> _SUPPLIED INFORMATION_
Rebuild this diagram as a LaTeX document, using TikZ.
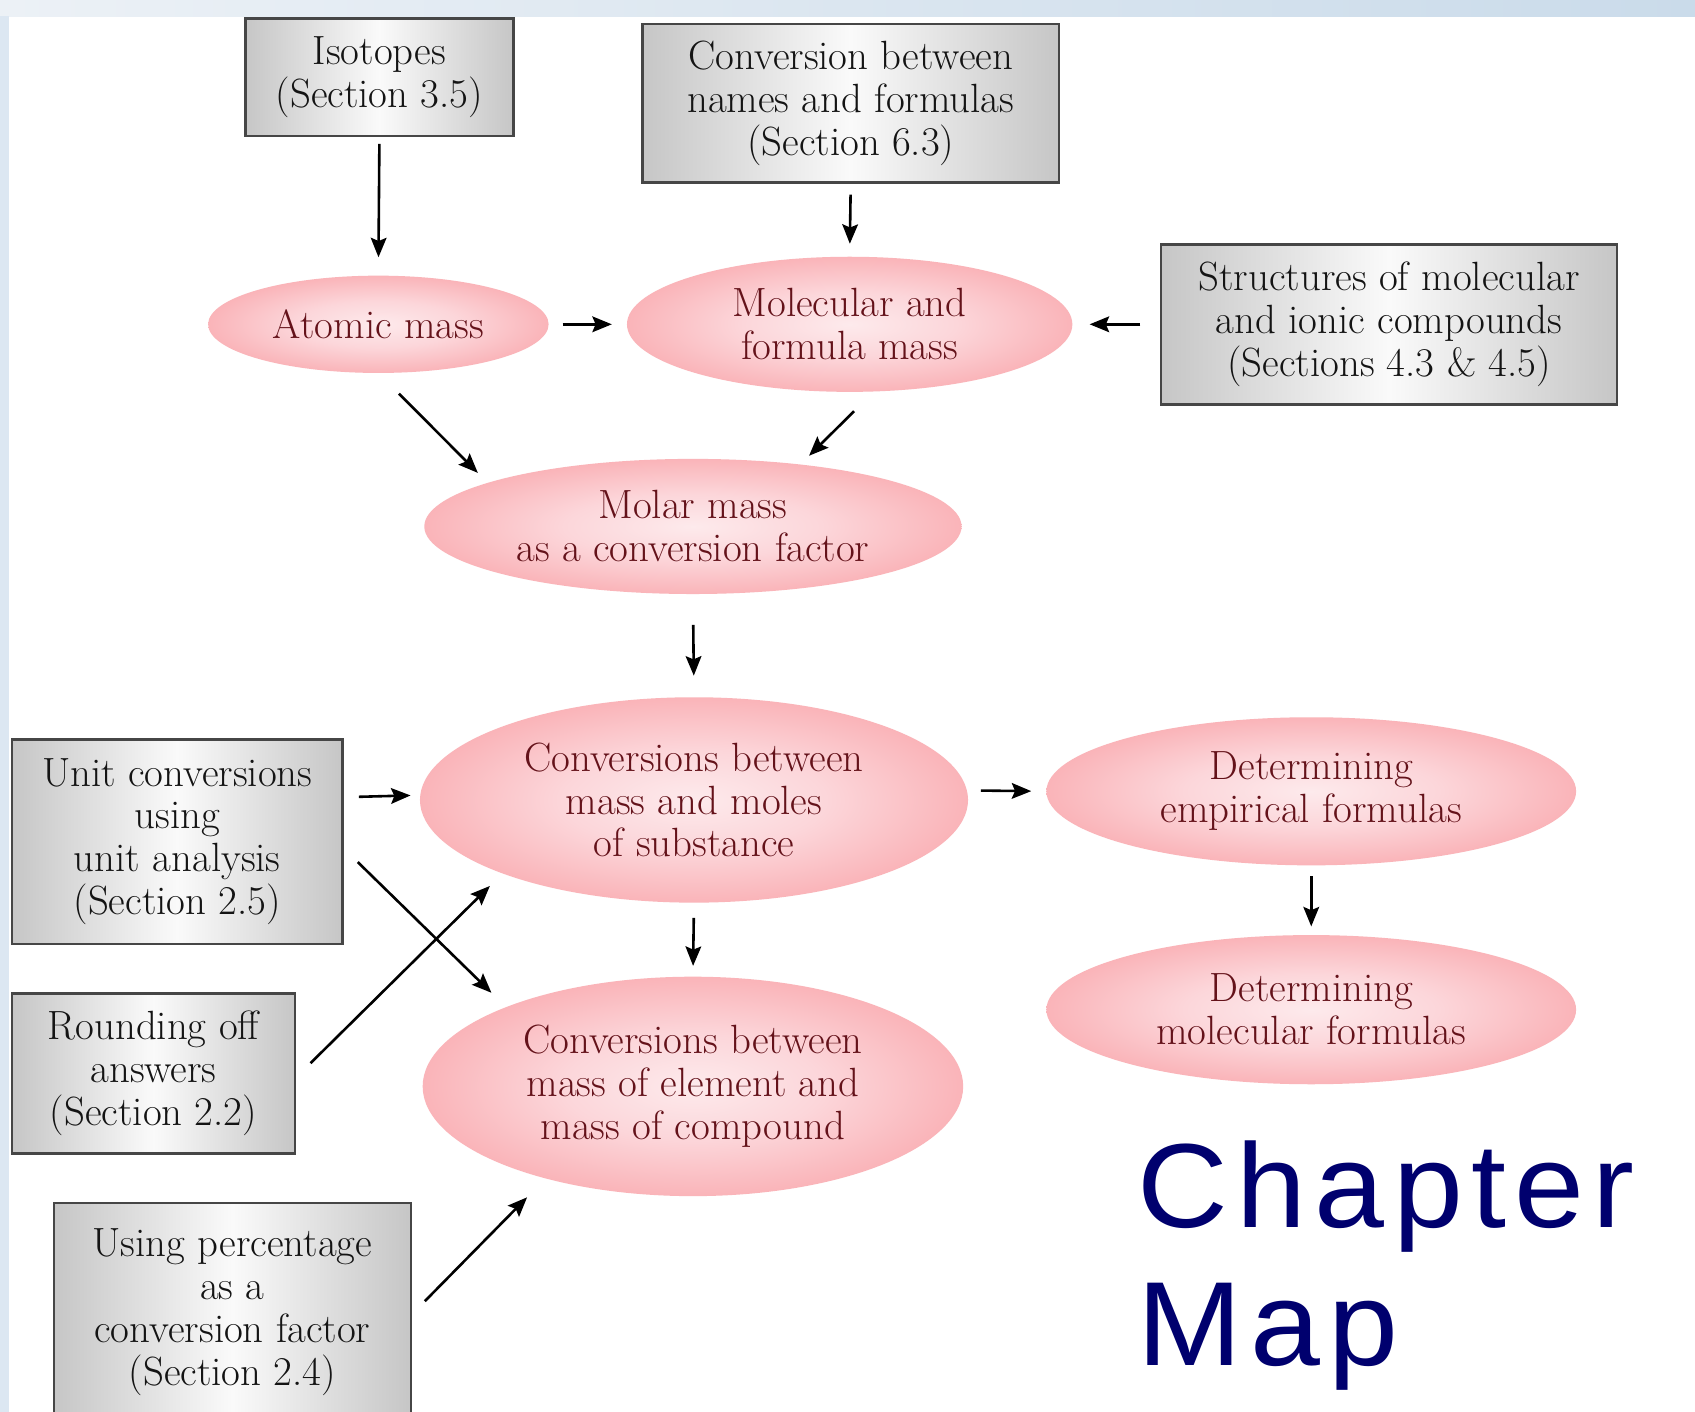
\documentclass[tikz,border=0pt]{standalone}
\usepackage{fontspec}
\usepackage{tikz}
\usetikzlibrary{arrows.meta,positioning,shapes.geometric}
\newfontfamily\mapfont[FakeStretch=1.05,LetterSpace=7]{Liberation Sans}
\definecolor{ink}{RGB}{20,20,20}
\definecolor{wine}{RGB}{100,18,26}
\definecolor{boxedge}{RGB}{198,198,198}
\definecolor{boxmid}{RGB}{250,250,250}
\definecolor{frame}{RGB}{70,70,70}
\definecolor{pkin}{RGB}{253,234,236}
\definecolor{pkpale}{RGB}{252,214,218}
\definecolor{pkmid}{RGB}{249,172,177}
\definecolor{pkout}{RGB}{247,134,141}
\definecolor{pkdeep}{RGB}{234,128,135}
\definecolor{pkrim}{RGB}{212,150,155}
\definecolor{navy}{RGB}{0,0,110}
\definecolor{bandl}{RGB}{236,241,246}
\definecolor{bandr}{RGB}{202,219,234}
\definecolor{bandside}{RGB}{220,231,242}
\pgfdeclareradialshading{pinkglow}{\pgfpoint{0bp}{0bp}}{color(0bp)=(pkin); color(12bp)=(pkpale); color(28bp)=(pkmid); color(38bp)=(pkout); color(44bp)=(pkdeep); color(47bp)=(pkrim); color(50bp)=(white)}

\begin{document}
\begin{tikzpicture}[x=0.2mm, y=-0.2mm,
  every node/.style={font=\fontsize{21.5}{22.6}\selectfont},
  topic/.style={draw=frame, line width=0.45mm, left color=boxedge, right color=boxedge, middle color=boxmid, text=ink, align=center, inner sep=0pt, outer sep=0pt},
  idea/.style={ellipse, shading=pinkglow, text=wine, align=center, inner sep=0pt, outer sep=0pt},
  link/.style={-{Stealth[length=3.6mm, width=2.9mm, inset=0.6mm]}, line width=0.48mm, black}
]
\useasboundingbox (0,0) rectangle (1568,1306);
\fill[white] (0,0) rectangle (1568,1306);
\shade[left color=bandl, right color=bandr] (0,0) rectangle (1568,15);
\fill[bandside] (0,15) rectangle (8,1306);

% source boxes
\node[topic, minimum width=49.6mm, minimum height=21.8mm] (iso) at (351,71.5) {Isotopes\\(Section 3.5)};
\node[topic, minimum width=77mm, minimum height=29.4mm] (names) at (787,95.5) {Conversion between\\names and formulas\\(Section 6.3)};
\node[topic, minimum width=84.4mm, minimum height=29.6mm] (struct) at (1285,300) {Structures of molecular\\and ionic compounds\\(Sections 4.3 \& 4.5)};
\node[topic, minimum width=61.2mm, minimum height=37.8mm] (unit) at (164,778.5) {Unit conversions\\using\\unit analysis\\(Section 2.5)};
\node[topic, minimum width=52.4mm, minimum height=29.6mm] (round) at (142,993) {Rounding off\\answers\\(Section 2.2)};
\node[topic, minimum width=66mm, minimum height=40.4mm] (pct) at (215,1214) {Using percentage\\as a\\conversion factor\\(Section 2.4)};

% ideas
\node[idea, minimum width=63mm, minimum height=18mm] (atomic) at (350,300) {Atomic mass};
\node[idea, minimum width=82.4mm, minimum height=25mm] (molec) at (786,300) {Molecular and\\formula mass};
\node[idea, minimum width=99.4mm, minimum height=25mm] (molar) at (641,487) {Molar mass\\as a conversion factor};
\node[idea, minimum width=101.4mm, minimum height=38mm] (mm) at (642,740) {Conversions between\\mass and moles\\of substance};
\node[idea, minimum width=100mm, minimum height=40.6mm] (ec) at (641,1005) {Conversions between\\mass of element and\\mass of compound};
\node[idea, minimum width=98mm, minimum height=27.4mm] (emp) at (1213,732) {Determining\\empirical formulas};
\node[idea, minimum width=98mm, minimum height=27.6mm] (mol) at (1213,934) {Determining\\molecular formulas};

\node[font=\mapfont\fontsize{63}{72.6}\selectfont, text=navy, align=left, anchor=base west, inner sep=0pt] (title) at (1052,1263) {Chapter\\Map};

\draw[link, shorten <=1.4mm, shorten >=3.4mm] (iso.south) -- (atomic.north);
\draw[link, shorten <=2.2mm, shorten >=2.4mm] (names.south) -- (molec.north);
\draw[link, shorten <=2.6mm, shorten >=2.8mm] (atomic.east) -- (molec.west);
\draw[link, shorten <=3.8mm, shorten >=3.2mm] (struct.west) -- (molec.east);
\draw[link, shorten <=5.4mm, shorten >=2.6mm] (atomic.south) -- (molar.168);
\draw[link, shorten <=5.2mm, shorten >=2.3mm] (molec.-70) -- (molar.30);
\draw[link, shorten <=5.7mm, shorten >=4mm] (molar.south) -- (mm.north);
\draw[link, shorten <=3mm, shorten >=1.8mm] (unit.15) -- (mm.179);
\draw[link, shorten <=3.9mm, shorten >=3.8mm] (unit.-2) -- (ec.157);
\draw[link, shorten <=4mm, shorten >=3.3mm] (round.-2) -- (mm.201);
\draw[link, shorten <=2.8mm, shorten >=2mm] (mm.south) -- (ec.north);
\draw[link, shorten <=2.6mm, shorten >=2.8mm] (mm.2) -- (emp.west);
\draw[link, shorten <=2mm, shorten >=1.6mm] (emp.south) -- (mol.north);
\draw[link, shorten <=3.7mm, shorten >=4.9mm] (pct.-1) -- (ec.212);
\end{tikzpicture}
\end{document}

> _WORK TO DO_
Exactly reproduce the run of lines from the start of the listing through the line with "color(12bp)=(pkpale); color(28bp)=(pkmid); color(38bp)=(pkout);", inclusive; pictures are not copied.

> _RIGHT ANSWER_
Rebuild this diagram as a LaTeX document, using TikZ.
\documentclass[tikz,border=0pt]{standalone}
\usepackage{fontspec}
\usepackage{tikz}
\usetikzlibrary{arrows.meta,positioning,shapes.geometric}
\newfontfamily\mapfont[FakeStretch=1.05,LetterSpace=7]{Liberation Sans}
\definecolor{ink}{RGB}{20,20,20}
\definecolor{wine}{RGB}{100,18,26}
\definecolor{boxedge}{RGB}{198,198,198}
\definecolor{boxmid}{RGB}{250,250,250}
\definecolor{frame}{RGB}{70,70,70}
\definecolor{pkin}{RGB}{253,234,236}
\definecolor{pkpale}{RGB}{252,214,218}
\definecolor{pkmid}{RGB}{249,172,177}
\definecolor{pkout}{RGB}{247,134,141}
\definecolor{pkdeep}{RGB}{234,128,135}
\definecolor{pkrim}{RGB}{212,150,155}
\definecolor{navy}{RGB}{0,0,110}
\definecolor{bandl}{RGB}{236,241,246}
\definecolor{bandr}{RGB}{202,219,234}
\definecolor{bandside}{RGB}{220,231,242}
\pgfdeclareradialshading{pinkglow}{\pgfpoint{0bp}{0bp}}{color(0bp)=(pkin); color(12bp)=(pkpale); color(28bp)=(pkmid); color(38bp)=(pkout); color(44bp)=(pkdeep); color(47bp)=(pkrim); color(50bp)=(white)}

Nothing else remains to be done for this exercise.